begin RECORDS PROVIDED

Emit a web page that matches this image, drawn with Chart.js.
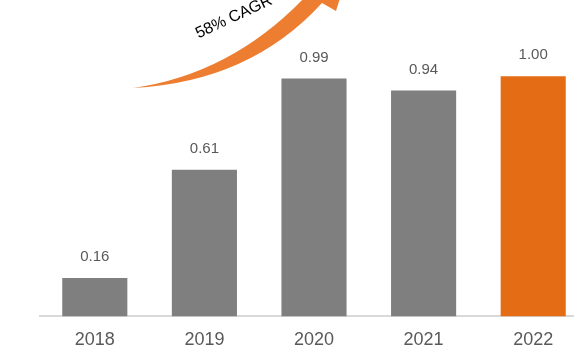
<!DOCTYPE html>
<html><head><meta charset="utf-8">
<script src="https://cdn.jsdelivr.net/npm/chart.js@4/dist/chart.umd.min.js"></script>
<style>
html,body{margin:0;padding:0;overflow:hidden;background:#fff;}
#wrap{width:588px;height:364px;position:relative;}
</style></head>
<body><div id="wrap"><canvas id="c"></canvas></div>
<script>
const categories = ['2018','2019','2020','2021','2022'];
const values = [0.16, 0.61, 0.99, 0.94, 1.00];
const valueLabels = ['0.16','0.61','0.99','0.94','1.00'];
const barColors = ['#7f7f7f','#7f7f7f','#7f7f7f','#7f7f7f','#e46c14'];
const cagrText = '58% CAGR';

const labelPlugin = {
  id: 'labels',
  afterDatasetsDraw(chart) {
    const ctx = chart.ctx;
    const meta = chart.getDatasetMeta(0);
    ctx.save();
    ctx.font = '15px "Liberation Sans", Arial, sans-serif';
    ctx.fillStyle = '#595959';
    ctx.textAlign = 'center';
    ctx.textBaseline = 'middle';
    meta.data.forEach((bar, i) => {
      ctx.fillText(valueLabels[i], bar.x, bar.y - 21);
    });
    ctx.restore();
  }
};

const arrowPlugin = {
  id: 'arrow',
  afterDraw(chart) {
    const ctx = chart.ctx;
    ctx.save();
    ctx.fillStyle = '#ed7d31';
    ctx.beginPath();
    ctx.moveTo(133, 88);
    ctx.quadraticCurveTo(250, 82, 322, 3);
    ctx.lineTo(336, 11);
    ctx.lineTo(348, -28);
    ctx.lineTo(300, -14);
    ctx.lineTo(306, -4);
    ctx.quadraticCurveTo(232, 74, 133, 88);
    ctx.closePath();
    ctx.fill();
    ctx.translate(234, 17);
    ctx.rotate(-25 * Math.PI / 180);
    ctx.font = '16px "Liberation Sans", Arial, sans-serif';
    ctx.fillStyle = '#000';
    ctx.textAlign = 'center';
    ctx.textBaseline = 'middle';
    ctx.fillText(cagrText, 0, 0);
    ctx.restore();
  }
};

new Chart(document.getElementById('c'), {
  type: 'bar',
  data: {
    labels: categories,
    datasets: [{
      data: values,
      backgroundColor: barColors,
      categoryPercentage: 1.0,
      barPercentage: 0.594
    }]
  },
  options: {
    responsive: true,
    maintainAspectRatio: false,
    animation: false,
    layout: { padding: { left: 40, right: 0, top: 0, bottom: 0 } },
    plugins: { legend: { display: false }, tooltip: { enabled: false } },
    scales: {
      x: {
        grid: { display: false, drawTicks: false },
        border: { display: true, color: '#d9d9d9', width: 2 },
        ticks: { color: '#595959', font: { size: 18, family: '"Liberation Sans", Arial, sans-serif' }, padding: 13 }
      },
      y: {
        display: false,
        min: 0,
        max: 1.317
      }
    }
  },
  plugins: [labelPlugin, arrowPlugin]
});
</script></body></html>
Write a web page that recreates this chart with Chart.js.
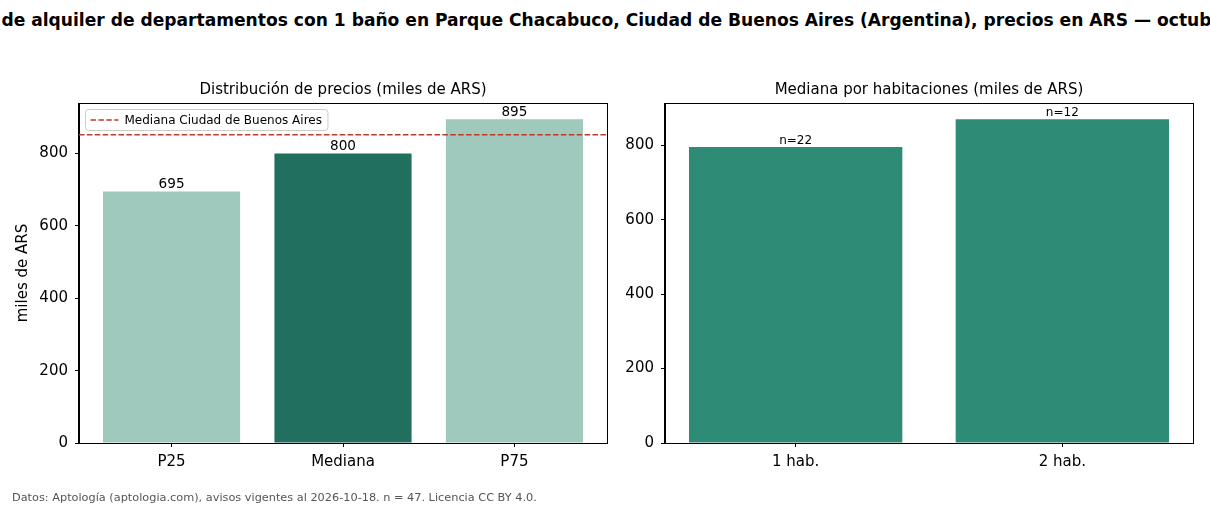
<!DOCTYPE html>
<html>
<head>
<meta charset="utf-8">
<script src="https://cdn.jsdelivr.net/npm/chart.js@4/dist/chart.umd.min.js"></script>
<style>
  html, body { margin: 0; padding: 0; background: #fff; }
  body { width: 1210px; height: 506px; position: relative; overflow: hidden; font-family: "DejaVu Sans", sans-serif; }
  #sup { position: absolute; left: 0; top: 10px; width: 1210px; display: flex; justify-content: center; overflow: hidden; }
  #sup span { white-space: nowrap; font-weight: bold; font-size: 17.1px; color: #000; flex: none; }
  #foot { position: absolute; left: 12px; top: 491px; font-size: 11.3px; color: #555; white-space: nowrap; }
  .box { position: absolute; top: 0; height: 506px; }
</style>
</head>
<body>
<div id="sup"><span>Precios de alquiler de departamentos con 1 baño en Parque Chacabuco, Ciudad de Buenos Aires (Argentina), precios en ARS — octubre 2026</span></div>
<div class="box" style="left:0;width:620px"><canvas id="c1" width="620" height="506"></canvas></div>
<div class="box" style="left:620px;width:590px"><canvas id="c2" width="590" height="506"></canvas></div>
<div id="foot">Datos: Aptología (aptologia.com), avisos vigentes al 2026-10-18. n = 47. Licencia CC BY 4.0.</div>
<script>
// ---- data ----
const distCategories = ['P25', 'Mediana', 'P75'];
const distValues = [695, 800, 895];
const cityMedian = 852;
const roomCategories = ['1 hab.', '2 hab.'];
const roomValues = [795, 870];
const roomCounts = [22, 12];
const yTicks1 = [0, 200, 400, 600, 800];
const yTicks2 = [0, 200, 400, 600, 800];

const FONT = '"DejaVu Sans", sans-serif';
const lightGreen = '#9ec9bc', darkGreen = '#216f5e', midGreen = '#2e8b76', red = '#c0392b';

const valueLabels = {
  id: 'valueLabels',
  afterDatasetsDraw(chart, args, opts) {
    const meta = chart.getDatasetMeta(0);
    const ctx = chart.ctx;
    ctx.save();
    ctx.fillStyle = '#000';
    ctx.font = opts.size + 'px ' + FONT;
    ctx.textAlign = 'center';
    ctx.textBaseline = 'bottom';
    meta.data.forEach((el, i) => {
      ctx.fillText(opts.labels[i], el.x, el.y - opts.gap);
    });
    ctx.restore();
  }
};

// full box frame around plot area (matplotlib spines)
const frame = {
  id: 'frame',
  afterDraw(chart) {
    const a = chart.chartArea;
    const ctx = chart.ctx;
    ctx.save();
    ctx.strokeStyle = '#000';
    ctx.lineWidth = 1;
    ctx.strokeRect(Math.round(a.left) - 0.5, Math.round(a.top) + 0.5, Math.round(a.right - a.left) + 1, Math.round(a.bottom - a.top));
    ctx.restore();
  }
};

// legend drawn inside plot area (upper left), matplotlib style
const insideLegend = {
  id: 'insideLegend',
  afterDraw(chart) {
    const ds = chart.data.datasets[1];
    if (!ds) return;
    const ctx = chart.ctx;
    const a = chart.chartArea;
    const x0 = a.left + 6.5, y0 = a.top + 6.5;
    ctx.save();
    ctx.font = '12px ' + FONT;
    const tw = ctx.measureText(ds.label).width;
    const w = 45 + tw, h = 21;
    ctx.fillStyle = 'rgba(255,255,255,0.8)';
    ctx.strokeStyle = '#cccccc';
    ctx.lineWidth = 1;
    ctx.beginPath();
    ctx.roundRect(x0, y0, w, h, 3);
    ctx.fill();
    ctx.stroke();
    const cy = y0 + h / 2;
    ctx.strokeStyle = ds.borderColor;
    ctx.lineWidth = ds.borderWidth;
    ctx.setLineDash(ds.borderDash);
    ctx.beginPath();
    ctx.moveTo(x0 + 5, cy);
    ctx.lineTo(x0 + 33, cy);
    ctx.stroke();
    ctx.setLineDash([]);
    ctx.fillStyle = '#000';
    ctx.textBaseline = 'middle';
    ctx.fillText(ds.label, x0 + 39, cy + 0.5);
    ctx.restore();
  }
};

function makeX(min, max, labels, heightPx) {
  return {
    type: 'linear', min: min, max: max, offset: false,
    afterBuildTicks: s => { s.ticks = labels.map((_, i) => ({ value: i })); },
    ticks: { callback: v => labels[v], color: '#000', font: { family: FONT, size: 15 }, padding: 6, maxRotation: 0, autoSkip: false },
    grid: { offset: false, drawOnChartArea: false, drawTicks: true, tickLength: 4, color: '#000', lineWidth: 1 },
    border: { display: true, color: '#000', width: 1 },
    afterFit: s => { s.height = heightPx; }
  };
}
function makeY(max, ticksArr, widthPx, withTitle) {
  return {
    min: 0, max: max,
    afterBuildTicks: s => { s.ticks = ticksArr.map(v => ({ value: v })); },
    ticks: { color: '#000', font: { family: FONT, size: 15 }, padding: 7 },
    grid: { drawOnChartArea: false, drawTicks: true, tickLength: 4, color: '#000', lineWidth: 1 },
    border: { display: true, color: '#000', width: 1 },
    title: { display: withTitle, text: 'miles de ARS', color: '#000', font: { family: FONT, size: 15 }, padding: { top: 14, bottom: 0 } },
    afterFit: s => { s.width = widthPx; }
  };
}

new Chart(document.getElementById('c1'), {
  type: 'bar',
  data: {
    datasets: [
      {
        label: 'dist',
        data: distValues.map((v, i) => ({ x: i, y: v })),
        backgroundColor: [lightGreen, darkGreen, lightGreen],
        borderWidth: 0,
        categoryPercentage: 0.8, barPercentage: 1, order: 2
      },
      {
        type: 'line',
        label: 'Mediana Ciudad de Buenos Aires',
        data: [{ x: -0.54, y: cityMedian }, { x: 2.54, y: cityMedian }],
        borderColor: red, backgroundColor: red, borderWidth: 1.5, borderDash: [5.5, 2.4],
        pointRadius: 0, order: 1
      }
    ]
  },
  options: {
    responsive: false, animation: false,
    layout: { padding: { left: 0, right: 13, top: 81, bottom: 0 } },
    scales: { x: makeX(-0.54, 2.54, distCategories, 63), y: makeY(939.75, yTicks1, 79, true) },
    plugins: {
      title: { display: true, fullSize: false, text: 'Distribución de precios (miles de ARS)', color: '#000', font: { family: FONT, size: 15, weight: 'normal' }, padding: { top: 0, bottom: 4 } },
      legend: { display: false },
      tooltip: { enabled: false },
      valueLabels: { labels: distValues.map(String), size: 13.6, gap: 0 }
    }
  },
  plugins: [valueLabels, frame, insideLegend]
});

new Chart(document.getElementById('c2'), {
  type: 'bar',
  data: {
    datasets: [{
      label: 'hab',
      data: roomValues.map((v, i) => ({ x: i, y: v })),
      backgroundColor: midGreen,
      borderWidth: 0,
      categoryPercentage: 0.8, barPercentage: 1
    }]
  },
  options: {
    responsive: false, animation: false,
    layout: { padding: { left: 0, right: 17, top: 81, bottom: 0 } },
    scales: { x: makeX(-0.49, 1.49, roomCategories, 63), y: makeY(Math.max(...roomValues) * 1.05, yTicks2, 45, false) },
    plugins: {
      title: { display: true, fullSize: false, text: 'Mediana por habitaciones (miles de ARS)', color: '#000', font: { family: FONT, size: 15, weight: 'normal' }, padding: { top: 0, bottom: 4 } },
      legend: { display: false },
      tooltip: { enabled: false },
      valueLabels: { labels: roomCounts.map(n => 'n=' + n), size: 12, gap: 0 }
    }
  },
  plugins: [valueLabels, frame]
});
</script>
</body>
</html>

end RECORDS PROVIDED

• WHAT TO WORK ON: Repeat exactly and only the lines from the start of the data above through the line that holds "const cagrText = '58% CAGR';", inclusive. Pictures do not belong in the copy.

• SOLUTION FOR THIS TASK:
Emit a web page that matches this image, drawn with Chart.js.
<!DOCTYPE html>
<html><head><meta charset="utf-8">
<script src="https://cdn.jsdelivr.net/npm/chart.js@4/dist/chart.umd.min.js"></script>
<style>
html,body{margin:0;padding:0;overflow:hidden;background:#fff;}
#wrap{width:588px;height:364px;position:relative;}
</style></head>
<body><div id="wrap"><canvas id="c"></canvas></div>
<script>
const categories = ['2018','2019','2020','2021','2022'];
const values = [0.16, 0.61, 0.99, 0.94, 1.00];
const valueLabels = ['0.16','0.61','0.99','0.94','1.00'];
const barColors = ['#7f7f7f','#7f7f7f','#7f7f7f','#7f7f7f','#e46c14'];
const cagrText = '58% CAGR';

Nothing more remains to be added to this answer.